FALSCHE AKZENTE? Grünen-Fraktionschefin Katrin Göring-Eckardt vermisst einen Plan gegen steigende Mieten und Klimawandel. Die Fraktionsspitzen von Union und SPD hätten sich jüngst auf dem schmelzenden Gletscher der Zugspitze getroffen und «nicht einmal den Hintern in der Hose, mit einem einzigen Beschluss zu mehr Klimaschutz da wieder runterzufahren». Die Linke vermisst ein Schließen der Steuerschlupflöcher und geißelt eine soziale Schieflage. AfD-Fraktionschefin Weidel forderte eine stärkere Entlastung der Bürger, statt das Geld «mit vollen Händen zum Fenster rausschmeißen».

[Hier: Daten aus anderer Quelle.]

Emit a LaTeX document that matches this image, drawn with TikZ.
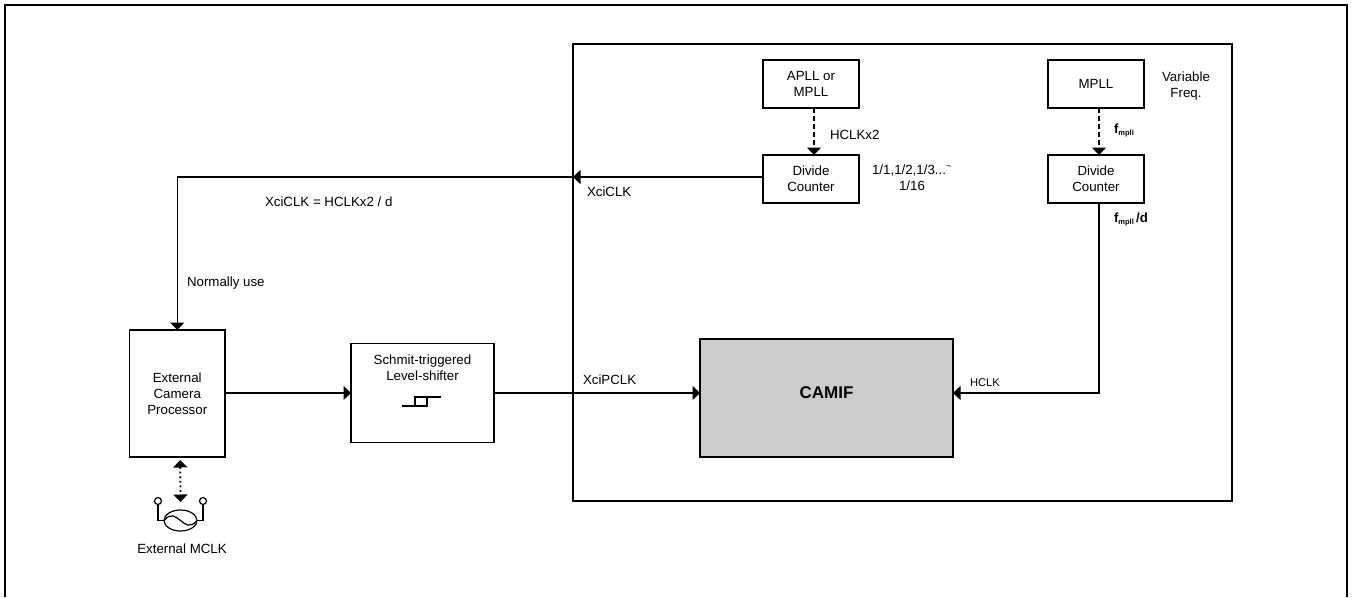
\documentclass[tikz,border=0pt]{standalone}
\usepackage{fontspec}
\setmainfont{Liberation Sans}
\usetikzlibrary{positioning,arrows.meta,shapes.geometric}
\newcommand{\fmpll}{\textbf{f\raisebox{-2pt}{\fontsize{7.5}{8}\selectfont mpll}}}
\definecolor{caja}{HTML}{CCCCCC}
\begin{document}
\begin{tikzpicture}[x=1pt, y=-1pt, line width=1.5pt,
      font=\fontsize{13.3}{16}\selectfont, >={Triangle[length=7.5pt,width=14pt]},
      b/.style={draw, align=center, inner sep=0pt, outer sep=0pt, minimum width=96pt, minimum height=48pt},
      etq/.style={inner sep=0pt, outer sep=0pt, align=center},
      chico/.style={etq, font=\fontsize{11.2}{13}\selectfont},
      fino/.style={line width=1.2pt}]
    \useasboundingbox (0,0) rectangle (1354,597);
    \node[draw, inner sep=0pt, outer sep=0pt, minimum width=659pt, minimum height=457pt] (chip) at (902.5,272.5) {};
    \draw[line width=2pt] (5,597) -- (5,5) -- (1347,5) -- (1347,597);
    % clock sources
    \node[b] (apll) at (811,84) {APLL or\\MPLL};
    \node[b, below=47pt of apll] (divA) {Divide\\Counter};
    \node[b, right=189pt of apll] (mpll) {MPLL};
    \node[b, below=47pt of mpll] (divM) {Divide\\Counter};
    % main blocks
    \node[b, minimum width=95.5pt, minimum height=127pt] (proc) at (177.25,393.5) {External\\Camera\\Processor};
    \node[b, minimum width=143pt, minimum height=99pt, right=126pt of proc, yshift=0.5pt] (schmit) {};
    \node[etq, above=0pt of schmit.north, yshift=-37pt] (schmitT) {Schmit-triggered\\Level-shifter};
    \node[b, fill=caja, minimum width=253pt, minimum height=118pt] (camif) at (826.5,398) {};
    \node[etq, font=\fontsize{17}{20}\selectfont\bfseries] (camifT) at ([yshift=5pt]camif.center) {CAMIF};
    % oscillator
    \node[draw, fino, ellipse, inner sep=0pt, outer sep=0pt, minimum width=33pt, minimum height=21pt] (osc) at (180.5,520.5) {};
    \node[draw, fino, circle, inner sep=0pt, outer sep=0pt, minimum size=7pt] (pinL) at (158,501) {};
    \node[draw, fino, circle, inner sep=0pt, outer sep=0pt, minimum size=7pt] (pinR) at (203,501) {};
    \draw[fino] (pinL) |- (osc.west);
    \draw[fino] (pinR) |- (osc.east);
    \draw[fino] (osc.west) .. controls (171,512) and (176,517) .. (osc.center) .. controls (185,524) and (190,529) .. (osc.east);
    % hysteresis symbol
    \draw[fino] (402,406) -- (427,406) -- (427,397) -- (441,397) (427,397) -- (415,397) -- (415,406);
    % connectors
    \draw[->] ([yshift=2pt]divA.west) -- ([yshift=2pt]divA.west -| chip.west);
    \draw[->] ([yshift=2pt]divA.west -| chip.west) -| (proc.north);
    \draw[->] (proc.east |- schmit.west) -- (schmit.west);
    \draw[->] (schmit.east) -- (schmit.east -| camif.west);
    \draw[->] ([xshift=3pt]divM.south) |- (schmit.east -| camif.east);
    \draw[->, dash pattern=on 5pt off 3pt] ([xshift=3pt]apll.south) -- ([xshift=3pt]divA.north);
    \draw[->, dash pattern=on 5pt off 3pt] ([xshift=3pt]mpll.south) -- ([xshift=3pt]divM.north);
    \draw[<->, line width=1.8pt, dash pattern=on 1.8pt off 2.8pt] ([xshift=3pt,yshift=-3pt]proc.south) -- ([yshift=8pt]osc.north);
    % labels
    \node[etq, anchor=west] (hclkx) at (830,135) {HCLKx2};
    \node[etq] (razon) at (912,178) {1/1,1/2,1/3...\textsuperscript{\textasciitilde}\\1/16};
    \node[etq] (varf) at (1186,86) {Variable\\Freq.};
    \node[etq, anchor=west] (fm) at (1114,130) {\fmpll};
    \node[etq, anchor=west] (fmd) at (1114,219) {\fmpll\,\textbf{/d}};
    \node[etq, anchor=west] (xclk) at (587,192) {XciCLK};
    \node[etq, anchor=west] (form) at (265,202) {XciCLK = HCLKx2 / d};
    \node[etq, anchor=west] (normal) at (187,283) {Normally use};
    \node[etq, anchor=west] (xpclk) at (583,380) {XciPCLK};
    \node[chico, anchor=west] (hclk) at (970,383) {HCLK};
    \node[etq] (mclk) at (182,549) {External MCLK};
  \end{tikzpicture}
\end{document}
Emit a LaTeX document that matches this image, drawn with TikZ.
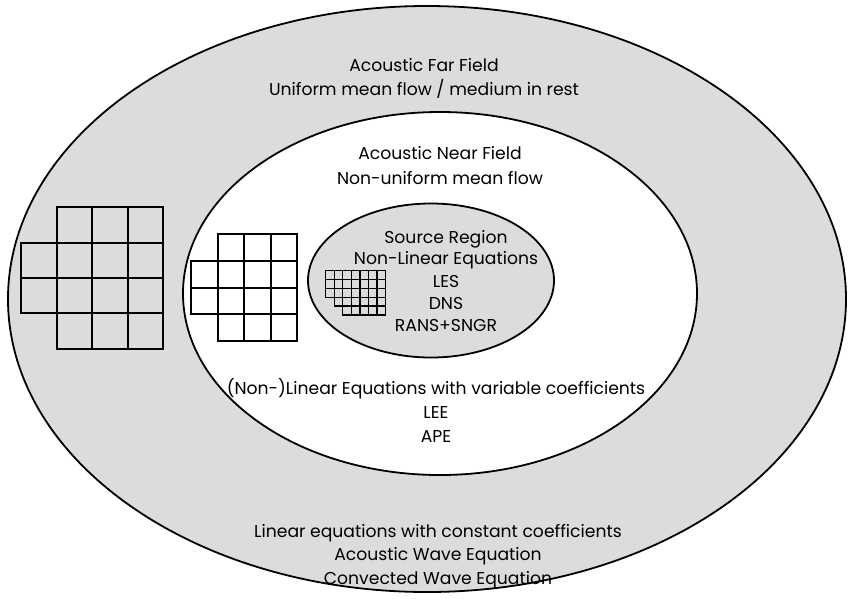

KAMELLE: FDP-Chef Christian Lindner warf Merkel Führungsschwäche vor, weil nichts gelöst werde. «Führen Sie dieses Land», appellierte er an die Kanzlerin. Im Koalitionsvertrag seien Mehrausgaben von 100 Milliarden Euro vereinbart worden, um die Zustimmung der Wähler zu kaufen. Mit einer solchen «Kamelle-Politik» könne man im rheinischen Karneval beliebt werden, aber nicht die größte Volkswirtschaft Europas führen. Notwendig seien Steuerentlastungen und die Senkung der Sozialabgaben.
MEHR ENTLASTUNG? Wegen weiter sprudelnder Steuereinnahmen sollen untere und mittlere Einkommen immerhin um einige Euro pro Monat zusätzlich bei der sogenannten kalten Progression entlastet werden. CSU-Landesgruppenchef Alexander Dobrindt hat nun zusätzlich eine Senkung der Arbeitslosenversicherungsbeiträge um 0,5 Prozentpunkte gefordert. Union und SPD hatten sich im Koalitionsvertrag auf eine Senkung um 0,3 Punkte auf 2,7 Prozent des Bruttolohns verständigt. «Wir können an dieser Stelle mehr machen», forderte Dobrindt.
KOALITIONS-KNATSCH: SPD-Fraktionschefin Andrea Nahles hat die Union gewarnt, das geplante Rückkehrrecht für Beschäftigte zu blockieren, die von Teilzeit- wieder auf Vollzeitstellen wechseln wollen. «Wir haben auf Seite der SPD keinen Redebedarf mehr, sondern nur noch Umsetzungsbedarf». Wenn Beschäftigte in Betrieben mit mindestens 45 Arbeitnehmern arbeiten, sollen sie Anspruch auf eine befristete Teilzeitphase bekommen. Nahles warf Dobrindt mit seinem Wettern gegen eine «Anti-Abschiebe-Industrie» vor, dem Land zu schaden. SPD-intern hatte es zuvor Unmut über den bisher zahmen Kurs von Nahles gegeben.
IRAN: Den Ausstieg der USA aus dem Iran-Abkommen kritisierte Merkel deutlich, betonte aber die Bedeutung der Einbindung Deutschlands in die Nato und in die Europäische Union. «Ein Land alleine kann mit Sicherheit Sicherheit nicht garantieren.» Linken-Fraktionschefin Sahra Wagenknecht lobte Merkel für ihre Kritik an US-Präsident Donald Trump. «Wir haben schon lange eine eigenständige und selbstbewusste europäische Außenpolitik gefordert. Und wir sind froh, dass wir mit dieser Politik heute nicht mehr alleine stehen».